Leger was the only major Cubist, moreover, who had strong affiliations with American culture. Popular culture, that is: billboards, advertising, window displays, the glittering and chaotic face of Manhattan, endless in its growth and demolition, pumping imperative messages from its towers--the century's archetypal culture of vertigo and congestion. "The most colossal spectacle in the world," he wrote after going there for the first time in 1931. "Neither cinema nor photography, nor reporting, have been able to contain the astounding event that is New York seen at night from 40 floors up. It resists all vulgarization. It keeps its freshness."
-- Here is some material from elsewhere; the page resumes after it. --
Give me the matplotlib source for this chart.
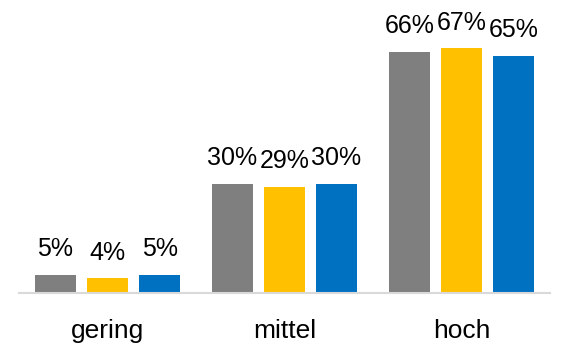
import matplotlib
matplotlib.use("Agg")
import matplotlib.pyplot as plt
import numpy as np

categories = ["gering", "mittel", "hoch"]
series1 = [5, 30, 66]
series2 = [4, 29, 67]
series3 = [5, 30, 65]
colors = ["#7F7F7F", "#FFC000", "#0070C0"]

plt.rcParams['font.family'] = ['Liberation Sans', 'DejaVu Sans']

fig = plt.figure(figsize=(5.62, 3.52), dpi=100)
ax = fig.add_axes([19/562, 59/352, 531/562, 292/352])

x = np.arange(len(categories))
width = 0.234
offset = 0.294
for i, (vals, c) in enumerate(zip([series1, series2, series3], colors)):
    pos = x + (i - 1) * offset
    bars = ax.bar(pos, vals, width=width, color=c, zorder=2)
    for b, v in zip(bars, vals):
        ax.annotate(f"{v}%", (b.get_x() + b.get_width() / 2, v),
                    xytext=(0, 10), textcoords="offset points",
                    ha="center", va="bottom", fontsize=18, color="black")

ax.set_xlim(-0.5, 2.5)
ax.set_ylim(0, 80)
ax.set_xticks(x)
ax.set_xticklabels(categories, fontsize=19)
ax.tick_params(axis='x', length=0, pad=18.5)
ax.set_yticks([])
for s in ["top", "right", "left"]:
    ax.spines[s].set_visible(False)
ax.spines["bottom"].set_color("#D9D9D9")
ax.spines["bottom"].set_linewidth(1.5)

fig.savefig("out.png", dpi=100)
He spent the Second World War in exile in America, fascinated by the color glow of neons ("I could never have invented it, I am not capable of such fantasies") and by the "romantic atmosphere in the good sense of the word" of "its vitality, its litter and its waste." It made him dream of colossal populist murals, which he never painted. But Leger's monumental paintings of construction workers on high steel are directly derived from New York.
Nevertheless, the tone of the big late work is distinctly French, not American. It becomes so by its mixture of socialist convictions with a high-art classical tradition. His paintings were, above all, about connectedness: figures harmonizing with one another, in locked and self-reinforcing compositions--metaphors of the banishment of social doubt, of fear and imbalance. "Free the masses of the people, give them the possibility of thinking, of seeing, of self-cultivation--that is all we ask."
Leger was as much of a Utopian as--and more of a socialist than--his friend the architect Le Corbusier. He believed in a world of working-class pleasure where, under the sign of central planning, people could issue from their tower blocks into green space on bicycles, and be a family. Such is the import of one of his big compositions, Leisure, Homage to David, 1948-49. Jacques-Louis David had painted some of the propaganda icons of the French Revolution, and Leger hoped to do the same for the next, socialist one. (He remained, in effect, the painter laureate of the French Communist Party, right up to his death in 1955.)
Leisure belongs to a very distant world of belief, one where Frenchmen could still believe in Stalin, but Leger had never wavered in his faith in the goodness of le peuple. He was, after all, the man who had found Monet's garden of rose bowers and water lilies at Giverny elitist and escapist, "too Impressionist." "A vegetable garden," he had harrumphed after his visit there in 1918, "is better constructed than a flower garden and is quite brightly colored."